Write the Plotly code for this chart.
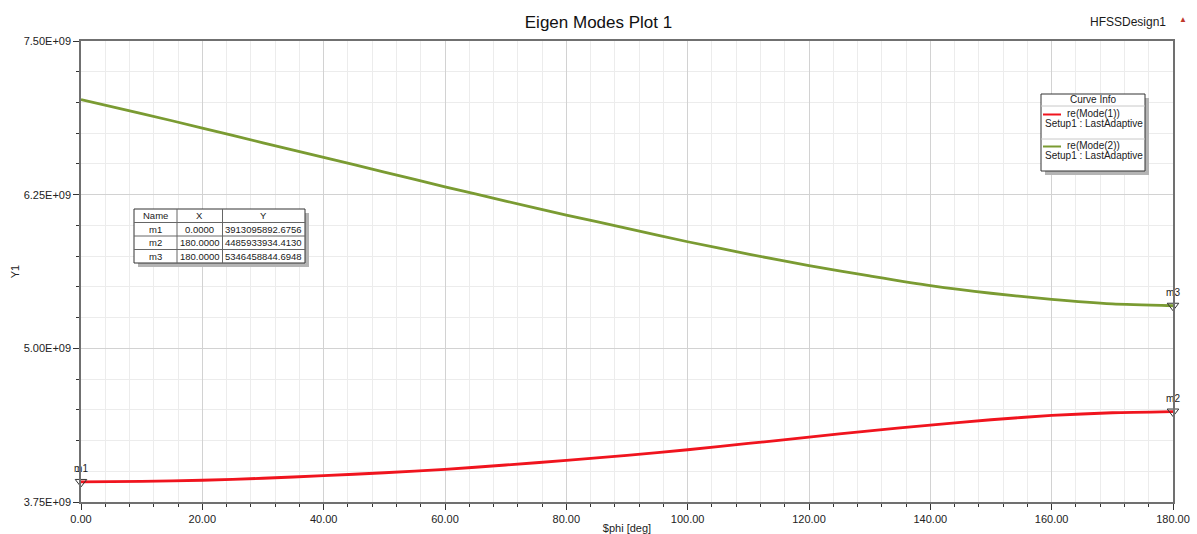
import plotly.graph_objects as go

# ---------------- data ----------------
phi_deg = [0, 10, 20, 30, 40, 50, 60, 70, 80, 90, 100, 110, 120, 130, 140, 150, 160, 170, 180]
mode1_ghz = [3.9131, 3.918, 3.927, 3.943, 3.964, 3.988, 4.015, 4.051, 4.088, 4.129,
             4.175, 4.226, 4.278, 4.329, 4.376, 4.419, 4.454, 4.476, 4.4859]
mode2_ghz = [7.024, 6.91, 6.792, 6.672, 6.553, 6.434, 6.314, 6.198, 6.084, 5.976,
             5.867, 5.767, 5.672, 5.589, 5.510, 5.448, 5.399, 5.362, 5.3465]

marker_names = ["m1", "m2", "m3"]
marker_x = [0.0, 180.0, 180.0]
marker_y = [3913095892.6756, 4485933934.4130, 5346458844.6948]
table_header = ["Name", "X", "Y"]

curve_names = ["re(Mode(1))", "re(Mode(2))"]
curve_setup = "Setup1 : LastAdaptive"
curve_colors = ["#F0141E", "#7A9B32"]

y_tickvals = [3.75e9, 5.00e9, 6.25e9, 7.50e9]
y_ticktext = ["3.75E+09", "5.00E+09", "6.25E+09", "7.50E+09"]

# ---------------- geometry helpers ----------------
W, H = 1197, 534
ML, MR, MT, MB = 81, 24, 41, 32
PW, PH = W - ML - MR, H - MT - MB


def px_x(x):
    return (x - ML) / PW


def px_y(y):
    return (H - MB - y) / PH


FONT = "Liberation Sans, Arial, sans-serif"

fig = go.Figure()

for vals, name, col in zip([mode1_ghz, mode2_ghz], curve_names, curve_colors):
    fig.add_trace(go.Scatter(
        x=phi_deg, y=[v * 1e9 for v in vals], mode="lines", name=name,
        line=dict(color=col, width=2.8, shape="spline", smoothing=0.6),
        showlegend=False, hoverinfo="x+y",
    ))

fig.add_trace(go.Scatter(
    x=marker_x, y=marker_y, mode="markers+text", text=marker_names,
    textposition="top center", textfont=dict(family=FONT, size=10, color="#222"),
    marker=dict(symbol="triangle-down-open", size=10, color="#333",
                line=dict(width=1, color="#333")),
    cliponaxis=False, showlegend=False,
))

shapes = []
annotations = []


def rect(x0, y0, x1, y1, fill, line_color=None, lw=0):
    shapes.append(dict(type="rect", xref="paper", yref="paper", layer="above",
                       x0=px_x(x0), x1=px_x(x1), y0=px_y(y1), y1=px_y(y0),
                       fillcolor=fill,
                       line=dict(color=line_color or fill, width=lw)))


def hline(x0, x1, y, color, lw=1):
    shapes.append(dict(type="line", xref="paper", yref="paper", layer="above",
                       x0=px_x(x0), x1=px_x(x1), y0=px_y(y), y1=px_y(y),
                       line=dict(color=color, width=lw)))


def vline(x, y0, y1, color, lw=1):
    shapes.append(dict(type="line", xref="paper", yref="paper", layer="above",
                       x0=px_x(x), x1=px_x(x), y0=px_y(y0), y1=px_y(y1),
                       line=dict(color=color, width=lw)))


def label(text, x, y, anchor="center", size=10):
    annotations.append(dict(text=text, xref="paper", yref="paper",
                            x=px_x(x), y=px_y(y), xanchor=anchor, yanchor="middle",
                            showarrow=False,
                            font=dict(family=FONT, size=size, color="#1a1a1a")))


# ---------------- marker table ----------------
col_edges = [134, 177, 222.5, 305]
row_edges = [209, 222.5, 236, 249.5, 263]
rect(col_edges[0] + 4, row_edges[0] + 4, col_edges[-1] + 4, row_edges[-1] + 4, "#b4b4b4")
rect(col_edges[0], row_edges[0], col_edges[-1], row_edges[-1], "white", "#333", 1)
for ce in col_edges[1:-1]:
    vline(ce, row_edges[0], row_edges[-1], "#666")
for re_ in row_edges[1:-1]:
    hline(col_edges[0], col_edges[-1], re_, "#666")
table_cols = [table_header] + [
    [m, "%.4f" % xv, "%.4f" % yv] for m, xv, yv in zip(marker_names, marker_x, marker_y)
]
for r, row in enumerate(table_cols):
    yc = (row_edges[r] + row_edges[r + 1]) / 2
    for c, txt in enumerate(row):
        xc = (col_edges[c] + col_edges[c + 1]) / 2
        label(txt, xc, yc, size=9.5)

# ---------------- custom "Curve Info" legend ----------------
LX0, LX1, LY0, LY1 = 1041, 1145, 94, 171
rect(LX0 + 4, LY0 + 4, LX1 + 4, LY1 + 4, "#b4b4b4")
rect(LX0, LY0, LX1, LY1, "white", "#333", 1)
for sy in (106, 139):
    hline(LX0, LX1, sy, "#c8c8c8")
label("Curve Info", (LX0 + LX1) / 2, 100)
for i, (name, col) in enumerate(zip(curve_names, curve_colors)):
    top = 114.5 + i * 32
    hline(1043, 1061, top, col, 2)
    label(name, 1065, top - 1, anchor="left")
    label(curve_setup, 1043, top + 9, anchor="left")

# ---------------- design name + logo ----------------
label("HFSSDesign1", 1128, 22, size=12)
label("▲", 1183, 20, size=8)
annotations[-1]["font"]["color"] = "#c0392b"

fig.update_layout(
    width=W, height=H,
    margin=dict(l=ML, r=MR, t=MT, b=MB, autoexpand=False),
    paper_bgcolor="white", plot_bgcolor="white",
    title=dict(text="Eigen Modes Plot 1", x=0.5, xanchor="center",
               y=1 - 22 / H, yanchor="middle",
               font=dict(family=FONT, size=17, color="#111")),
    font=dict(family=FONT, size=11, color="#222"),
    showlegend=False,
    shapes=shapes, annotations=annotations,
    xaxis=dict(
        range=[0, 180], tick0=0, dtick=20, tickformat=".2f", automargin=False,
        showgrid=True, gridcolor="#d2d2d2", gridwidth=1,
        minor=dict(dtick=4, tick0=0, showgrid=True, gridcolor="#ececec",
                   ticks="outside", ticklen=3, tickcolor="#333"),
        ticks="outside", ticklen=6, tickcolor="#333",
        showline=True, linecolor="#707070", linewidth=1.5, mirror=True,
        zeroline=False,
        title=dict(text="$phi [deg]", standoff=4, font=dict(family=FONT, size=11)),
        tickfont=dict(family=FONT, size=11, color="#222"),
    ),
    yaxis=dict(
        range=[3.75e9, 7.5e9], tickvals=y_tickvals, ticktext=y_ticktext, automargin=False,
        showgrid=True, gridcolor="#d2d2d2", gridwidth=1,
        minor=dict(dtick=0.25e9, tick0=3.75e9, showgrid=True, gridcolor="#ececec",
                   ticks="outside", ticklen=3, tickcolor="#333"),
        ticks="outside", ticklen=6, tickcolor="#333",
        showline=True, linecolor="#707070", linewidth=1.5, mirror=True,
        zeroline=False,
        title=dict(text="Y1", standoff=2, font=dict(family=FONT, size=11)),
        tickfont=dict(family=FONT, size=11, color="#222"),
    ),
)

fig.write_html("out.html", config={"displayModeBar": False},
               post_script="document.body.style.margin='0';")
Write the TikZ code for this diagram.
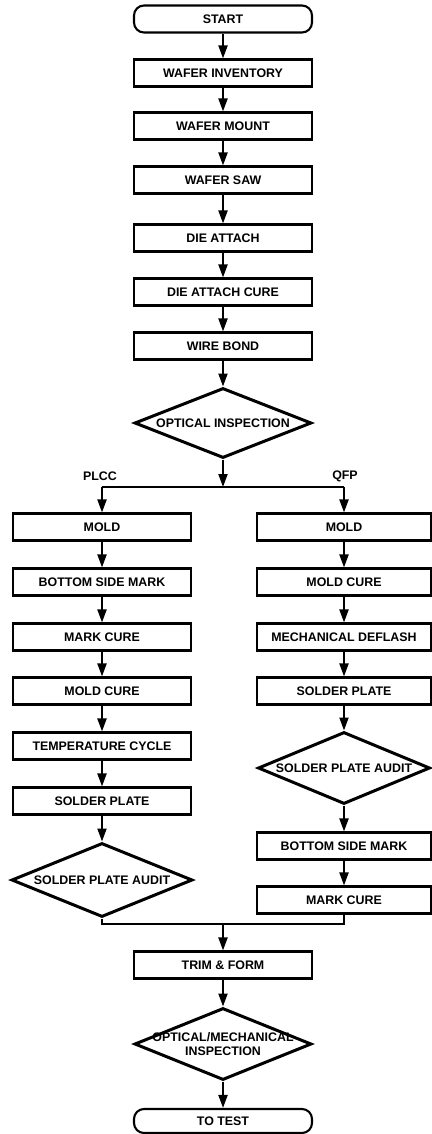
\documentclass[tikz,border=0pt]{standalone}
\usepackage{fontspec}
\setmainfont{Liberation Sans}
\usetikzlibrary{arrows.meta,shapes.geometric}

\begin{document}
\begin{tikzpicture}[x=1pt, y=-1pt,
        procbox/.style={draw, line width=2.1pt, minimum width=178pt, minimum height=27pt, inner sep=0pt, font=\bfseries\fontsize{12.4}{14}\selectfont},
        termbox/.style={procbox, rounded corners=10pt},
        decision/.style={diamond, draw, line width=3pt, aspect=4, minimum width=177pt, minimum height=70pt, inner sep=0pt, align=center, font=\bfseries\fontsize{12.4}{14}\selectfont},
        flow/.style={line width=2pt, -{Triangle[length=13pt, width=9pt]}},
        branchlabel/.style={font=\bfseries\fontsize{12.4}{14}\selectfont}
    ]
        \useasboundingbox (0,0) rectangle (431,1134);
        % Common line
        \node[termbox] (start) at (223,19) {START};
        \node[procbox] (inv) at (223,73) {WAFER INVENTORY};
        \node[procbox] (mount) at (223,126) {WAFER MOUNT};
        \node[procbox] (saw) at (223,180) {WAFER SAW};
        \node[procbox] (attach) at (223,238) {DIE ATTACH};
        \node[procbox] (cure) at (223,292) {DIE ATTACH CURE};
        \node[procbox] (bond) at (223,346) {WIRE BOND};
        \node[decision] (oinsp) at (223,423) {OPTICAL INSPECTION};
        \foreach \a/\b in {start/inv, inv/mount, mount/saw, saw/attach, attach/cure, cure/bond, bond/oinsp} {
            \draw[flow] (\a) -- (\b);
        }
        % PLCC branch
        \node[procbox] (lmold) at (102,527) {MOLD};
        \node[procbox] (lbsm) at (102,582) {BOTTOM SIDE MARK};
        \node[procbox] (lmcure) at (102,637) {MARK CURE};
        \node[procbox] (lmoldcure) at (102,691) {MOLD CURE};
        \node[procbox] (ltemp) at (102,746) {TEMPERATURE CYCLE};
        \node[procbox] (lsp) at (102,801) {SOLDER PLATE};
        \node[decision, minimum width=181pt, minimum height=74pt] (lspa) at (102,880) {SOLDER PLATE AUDIT};
        \foreach \a/\b in {lmold/lbsm, lbsm/lmcure, lmcure/lmoldcure, lmoldcure/ltemp, ltemp/lsp, lsp/lspa} {
            \draw[flow] (\a) -- (\b);
        }
        % QFP branch
        \node[procbox, minimum width=174pt] (rmold) at (344,527) {MOLD};
        \node[procbox, minimum width=174pt] (rmoldcure) at (344,582) {MOLD CURE};
        \node[procbox, minimum width=174pt] (rdeflash) at (344,637) {MECHANICAL DEFLASH};
        \node[procbox, minimum width=174pt] (rsp) at (344,691) {SOLDER PLATE};
        \node[decision, minimum width=172pt, minimum height=72pt] (rspa) at (344,768) {SOLDER PLATE AUDIT};
        \node[procbox, minimum width=174pt] (rbsm) at (344,846) {BOTTOM SIDE MARK};
        \node[procbox, minimum width=174pt] (rmcure) at (344,900) {MARK CURE};
        \foreach \a/\b in {rmold/rmoldcure, rmoldcure/rdeflash, rdeflash/rsp, rsp/rspa, rspa/rbsm, rbsm/rmcure} {
            \draw[flow] (\a) -- (\b);
        }
        % Split after inspection
        \coordinate (split) at (223,487);
        \draw[flow] (oinsp) -- (split);
        \draw[line width=2pt] (split -| lmold) -- (split -| rmold);
        \foreach \n in {lmold, rmold} {
            \draw[flow] (split -| \n) -- (\n);
        }
        \node[branchlabel] (plcc) at (100,476) {PLCC};
        \node[branchlabel] (qfp) at (345,476) {QFP};
        % Join and final steps
        \coordinate (join) at (223,924);
        \draw[line width=2pt] (lspa.south) |- (join) -| (rmcure.south);
        \node[procbox] (trim) at (223,965) {TRIM \& FORM};
        \node[decision, minimum height=72pt, inner ysep=-8pt] (omi) at (223,1044) {OPTICAL/MECHANICAL\\INSPECTION};
        \node[termbox, minimum height=24pt] (totest) at (223,1121) {TO TEST};
        \draw[flow] (join) -- (trim);
        \foreach \a/\b in {trim/omi, omi/totest} {
            \draw[flow] (\a) -- (\b);
        }
    \end{tikzpicture}
\end{document}
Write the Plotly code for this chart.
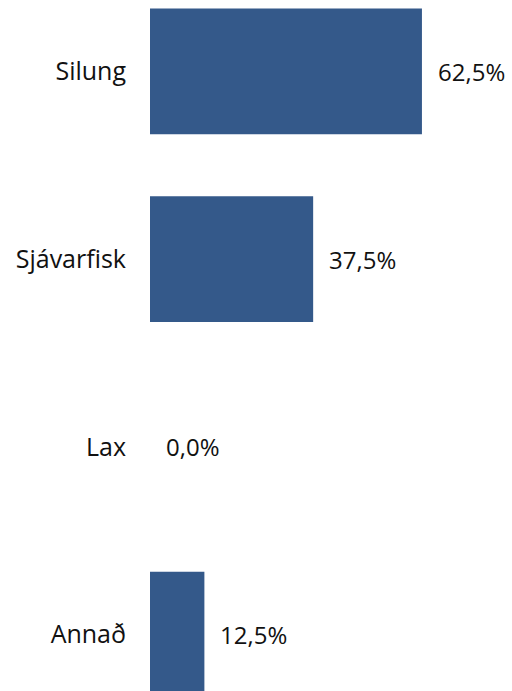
::::::
## The exercise:
Repeat the listing above exactly from its first line to the line containing "import plotly.graph_objects as go", both included, and omit the pictures.

## The solution:
Write the Plotly code for this chart.
import plotly.graph_objects as go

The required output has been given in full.